Kindergarten mit offenem Konzept

  • Hallo zusammen,


    ich wollte mal fragen ob es hier Kollegen gibt, die Kinder aus Kindergärten mit offenem Konzept unterrichten. Merkt ihr bei denen Unterschiede zu den Kindern aus geschlossenen Konzepten?


    Ich frage deshalb, weil unser Kindergarten seit ca. 3 Jahren (mit Unterbrechungen durch Corona) ein offenes Konzept (schlecht) umsetzt. Seitdem können wir die Kinder in der Schule salopp gesagt nicht mehr "gebrauchen". Sie können sich an keinerlei Struktur und Regeln halten, haben zu allem keine Lust mehr und wollen nur das tun, wonach ihnen gerade ist. Jeder Tag in jeder Klasse ist ein Kampf. Rückmeldung an die Verantwortlichen im Kindergarten brachte keine Besserung, dort sind alle vollkommen von dem Konzept überzeugt. Man muss dazu sagen, die Erzieher/innen machen sich es dort auch sehr einfach. In jedem Raum steht eine/r oder zwei und sie schauen nur, leiten nicht an, gehen nicht auf die Kinder ein. Macht einem natürlich das Leben leichter.
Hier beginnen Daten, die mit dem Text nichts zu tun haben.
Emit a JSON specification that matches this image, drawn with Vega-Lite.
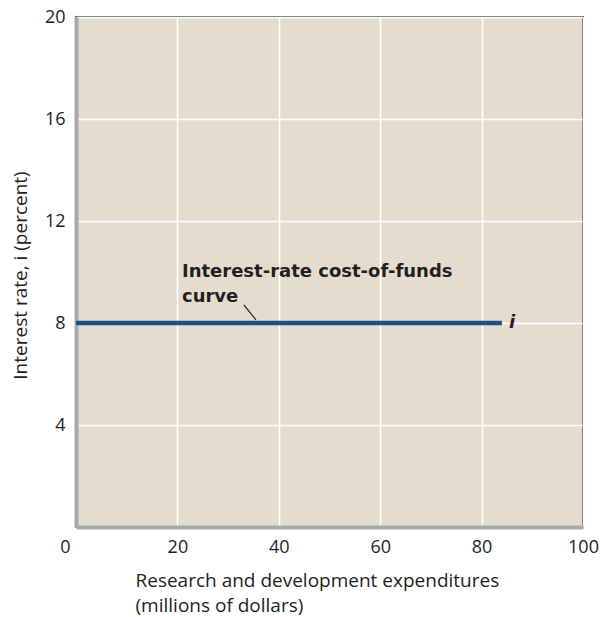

    Jetzt habe ich mich mit einer befreundeten Mutter unterhalten, deren fast 4 jährige Tochter ebenfalls in diesen Kindergarten geht. Das Kind ist eigentlich sehr weit für ihr Alter, kennt von zu Hause Grenzen und Strukturen und ist in der Einrichtung heillos überfordert (sitzt wohl den ganzen Tag nur auf dem Flur weil sie sich nicht in die Räume traut und die Erzieher/innen sagen einfach nur sie hätten nicht genug Personal um sich auch noch um solche Kinder zu kümmern). Die Mutter sagte auch, sie erkennt ihre Tochter vom Verhalten her auch zu Hause nicht mehr wieder. Als ich ihr dann sagte, dass wir in der Schule ebenfalls die Auswirkungen des offenen Konzeptes spüren, bat sie mich nochmal das Gespräch mit der Leitung des Kindergartens zu suchen. Ich denke aber dass dies nichts ändern wird. Trotzdem nochmal die Frage an euch:


    Stellt ihr Unterschiede zwischen Kindern aus offenen und geschlossenen Konzepten fest?
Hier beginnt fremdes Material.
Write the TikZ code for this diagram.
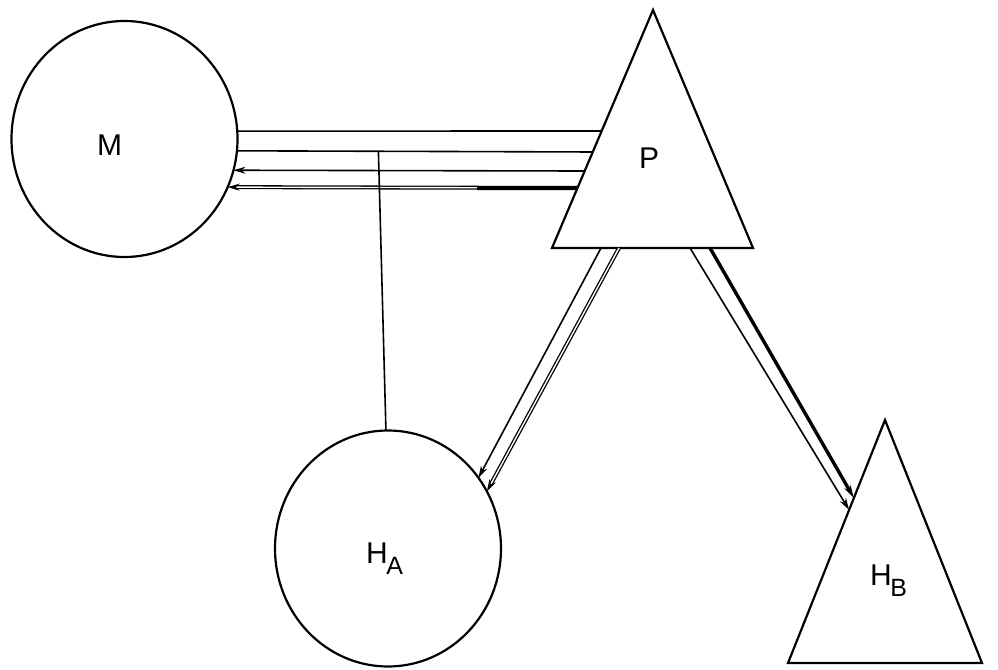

    Würdet ihr eure Kinder in so einen Kindergarten schicken oder lieber einen Fahrtweg in Kauf nehmen und sie woanders anmelden (das war nämlich mein Rat an die Mutter)?


    Vielen Dank schonmal!


    Liebe Grüße

  • Keine Erfahrung hier mit schlechten Kindergärten, sorry. Daher ein ganz pragmatischer Rat: Wendet euch an den Träger. Der kann solchem Spuk schnell ein Ende bereiten.
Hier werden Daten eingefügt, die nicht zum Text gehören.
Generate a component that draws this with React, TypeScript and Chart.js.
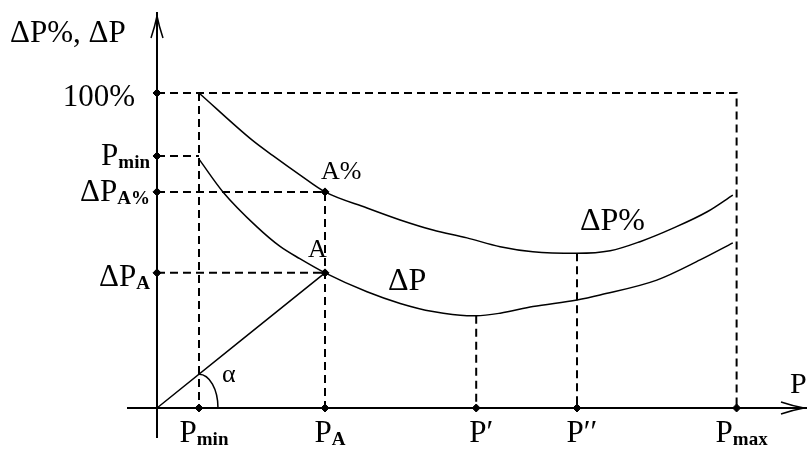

    „Think of how stupid the average person is, and realize half of them are stupider than this.“ - George Carlin

  • Ich kann nur anekdotisch das berichten, was meine beste Freundin mir immer erzählt: Ihre Grundschule liegt im Einzugsbereich von zwei Kindergärten mit einem offenen Konzept und scheinbar läuft es dort ähnlich...also eigentlich läuft gar nichts, man lässt die Kids einfach mal machen und das böse Erwachen erfolgt dann in der Grundschule. Ich denke, man kann das wahrscheinlich nicht komplett verallgemeinern, aber wenn ich mir anhöre, was in der ersten Klasse meiner Freundin so abgeht, dann scheint das schon auffällig oft die Kids aus den zwei spezifischen Kigas zu betreffen. :/

  • Also ich bin zwar an der Haupt- und Realschule, aber meine Tochter war in einem Kindergarten mit teiloffenem Konzept und alle Freunde auch. Das ist hier super umgesetzt. Die Kinder haben Stammgruppen. In den Gruppen treffen sie sich morgens. Dann wird ein Sitzkreis mit Begrüßung gemacht und die Kinder wählen sich in Räume ein. Es gibt einen Turnraum, Bauraum, Rollenspielraum, Experimenteraum, draußen und viele mehr.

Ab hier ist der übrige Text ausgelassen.